Elliot is at the end of the couch, which means he’s in danger of going home. Hold the phone, the Brittenum twins are out of jail and in the audience. Did I not predict weeks ago that Nigel had paid their bail? Ryan, don’t fucking waste time on them when three legitimate people are waiting to hear their fates. Well, two legitimate people and Bucky.
YEAHHHHHH Elliott is safe, which means Bucky is going home.
The commercials threaten that next on FOX will be the best O.C. yet. Does this mean they’re going to show 60 minutes of a test pattern?

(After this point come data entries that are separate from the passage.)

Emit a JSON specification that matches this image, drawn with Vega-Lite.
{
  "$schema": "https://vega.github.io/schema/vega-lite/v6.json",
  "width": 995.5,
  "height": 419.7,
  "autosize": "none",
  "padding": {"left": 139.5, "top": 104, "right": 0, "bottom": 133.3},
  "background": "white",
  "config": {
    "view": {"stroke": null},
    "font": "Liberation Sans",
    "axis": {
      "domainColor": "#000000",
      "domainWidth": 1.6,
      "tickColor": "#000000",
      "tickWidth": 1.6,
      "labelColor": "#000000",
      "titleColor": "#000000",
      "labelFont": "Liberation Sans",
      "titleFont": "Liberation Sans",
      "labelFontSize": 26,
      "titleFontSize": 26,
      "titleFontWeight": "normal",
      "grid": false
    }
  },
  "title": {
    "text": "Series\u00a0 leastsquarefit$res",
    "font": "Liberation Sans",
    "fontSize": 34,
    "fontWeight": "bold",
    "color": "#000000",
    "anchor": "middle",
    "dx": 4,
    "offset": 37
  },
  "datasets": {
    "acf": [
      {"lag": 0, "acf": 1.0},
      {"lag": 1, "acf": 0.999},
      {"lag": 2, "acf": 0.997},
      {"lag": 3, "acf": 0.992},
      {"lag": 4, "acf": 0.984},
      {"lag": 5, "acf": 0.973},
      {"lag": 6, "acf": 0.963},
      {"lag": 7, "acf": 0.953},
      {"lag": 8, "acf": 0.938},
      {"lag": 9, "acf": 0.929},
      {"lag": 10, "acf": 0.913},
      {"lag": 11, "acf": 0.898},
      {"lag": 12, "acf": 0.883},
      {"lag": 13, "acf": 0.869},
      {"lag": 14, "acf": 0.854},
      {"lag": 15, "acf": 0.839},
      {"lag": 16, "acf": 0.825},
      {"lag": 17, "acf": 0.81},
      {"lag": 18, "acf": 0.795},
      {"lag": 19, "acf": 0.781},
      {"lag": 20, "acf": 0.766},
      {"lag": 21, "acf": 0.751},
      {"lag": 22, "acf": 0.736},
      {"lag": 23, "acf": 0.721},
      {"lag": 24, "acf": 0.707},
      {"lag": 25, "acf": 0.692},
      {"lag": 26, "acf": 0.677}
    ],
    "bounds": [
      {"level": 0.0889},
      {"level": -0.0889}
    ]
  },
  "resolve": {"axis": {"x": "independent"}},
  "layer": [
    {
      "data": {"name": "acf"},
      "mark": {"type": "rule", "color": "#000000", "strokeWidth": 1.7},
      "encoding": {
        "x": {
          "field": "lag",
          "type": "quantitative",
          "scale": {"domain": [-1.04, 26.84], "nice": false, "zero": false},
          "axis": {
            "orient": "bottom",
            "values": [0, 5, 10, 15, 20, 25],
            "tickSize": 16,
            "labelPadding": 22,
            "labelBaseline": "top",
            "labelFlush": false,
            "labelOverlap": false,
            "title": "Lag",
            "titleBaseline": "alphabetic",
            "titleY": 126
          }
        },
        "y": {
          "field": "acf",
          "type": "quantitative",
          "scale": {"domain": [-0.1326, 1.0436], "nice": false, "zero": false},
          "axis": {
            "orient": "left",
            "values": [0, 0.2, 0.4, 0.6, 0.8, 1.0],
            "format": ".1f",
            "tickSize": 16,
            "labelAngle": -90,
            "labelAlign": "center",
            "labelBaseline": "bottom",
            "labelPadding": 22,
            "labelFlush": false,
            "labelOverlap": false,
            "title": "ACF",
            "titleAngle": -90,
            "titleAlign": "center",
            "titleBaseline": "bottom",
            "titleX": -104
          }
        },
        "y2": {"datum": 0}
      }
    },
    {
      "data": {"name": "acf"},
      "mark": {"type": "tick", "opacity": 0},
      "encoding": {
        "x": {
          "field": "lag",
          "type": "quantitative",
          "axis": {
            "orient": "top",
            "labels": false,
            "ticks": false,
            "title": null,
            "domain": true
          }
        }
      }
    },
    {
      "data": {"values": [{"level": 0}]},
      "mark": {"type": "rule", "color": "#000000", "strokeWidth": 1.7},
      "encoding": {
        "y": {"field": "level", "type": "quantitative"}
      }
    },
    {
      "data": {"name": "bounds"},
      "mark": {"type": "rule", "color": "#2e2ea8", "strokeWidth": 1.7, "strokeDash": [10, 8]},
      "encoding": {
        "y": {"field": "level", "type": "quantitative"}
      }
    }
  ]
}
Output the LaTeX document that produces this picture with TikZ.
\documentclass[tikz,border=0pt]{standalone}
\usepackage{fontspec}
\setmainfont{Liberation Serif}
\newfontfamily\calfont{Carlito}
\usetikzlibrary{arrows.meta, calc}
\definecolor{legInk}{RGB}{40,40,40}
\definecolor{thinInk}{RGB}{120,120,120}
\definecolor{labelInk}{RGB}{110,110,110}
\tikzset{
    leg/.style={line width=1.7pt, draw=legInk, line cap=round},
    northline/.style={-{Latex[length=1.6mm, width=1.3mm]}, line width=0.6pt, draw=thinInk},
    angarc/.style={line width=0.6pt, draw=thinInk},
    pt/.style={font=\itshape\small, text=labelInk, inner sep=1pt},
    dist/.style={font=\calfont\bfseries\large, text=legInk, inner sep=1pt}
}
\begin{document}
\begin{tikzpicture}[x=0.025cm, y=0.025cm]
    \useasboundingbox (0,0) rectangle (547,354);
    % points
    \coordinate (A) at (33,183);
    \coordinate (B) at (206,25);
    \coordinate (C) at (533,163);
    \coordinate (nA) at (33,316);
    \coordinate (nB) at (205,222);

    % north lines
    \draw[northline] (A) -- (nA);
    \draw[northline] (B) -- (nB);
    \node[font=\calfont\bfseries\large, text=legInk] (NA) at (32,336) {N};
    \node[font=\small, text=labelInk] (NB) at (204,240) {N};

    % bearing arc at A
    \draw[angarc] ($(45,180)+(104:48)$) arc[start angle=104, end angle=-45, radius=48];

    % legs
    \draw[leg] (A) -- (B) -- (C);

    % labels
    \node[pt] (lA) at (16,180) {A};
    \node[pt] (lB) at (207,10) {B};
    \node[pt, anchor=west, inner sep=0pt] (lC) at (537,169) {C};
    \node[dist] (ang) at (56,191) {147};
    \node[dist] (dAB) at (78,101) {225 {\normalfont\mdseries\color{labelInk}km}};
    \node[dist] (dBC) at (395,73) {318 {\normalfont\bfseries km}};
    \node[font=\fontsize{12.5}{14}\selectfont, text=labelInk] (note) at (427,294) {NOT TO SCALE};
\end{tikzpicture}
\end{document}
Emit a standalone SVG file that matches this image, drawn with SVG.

Well, never underestimate the hillbilly vote. Lots of pre-paid cell phones must have been purchased at the 7-11 last night, because Bucky lives to see another week. Now THAT is shocking. Gedeon deserved to be there. While Gedeon sings, we get a shot of Paris crying because she realizes she will now have to fit the role as the only black male on the show. She uses her left weave to blow her nose and then we see a montage of the four losers and their journeys. I’m calling the LA Sheriff’s Department tomorrow to have a restraining order taken out against the Brittenum Twins. They have to remain 500 miles from me at all times. Since I live less than 10 miles from the theater, that ought to cover it and then some.
Okay, readers, no more Mr. Nice Guy. I am a fan scorned. I have my guns loaded for next week. It will not be pretty, I can promise you that. Seagulls out.
3 Comments:
I was extremely scared for Elliott too because like you said, for some reason, people just aren't attaching themselves to him like everyone else. ?? I don't get it. But anyway, I felt bad for Ayla too. She didn't deserve to go and neither did Gedeon. It should have been Melissa, Kinnik, Will, and Kevin. *sigh*
You rock dude, Excellent commentary!
Melissa IS good though, come on:)
"O my God!!" Your comments had me in tears, I was trying to read it to a freind, but couldn't quit laughing. I too could not figure out Paris's whole get up. Her hair reminded me of an english springer spaniel I used to have except he was cute. I can't wait to read your next posting. You should have your own show like Talk Soup.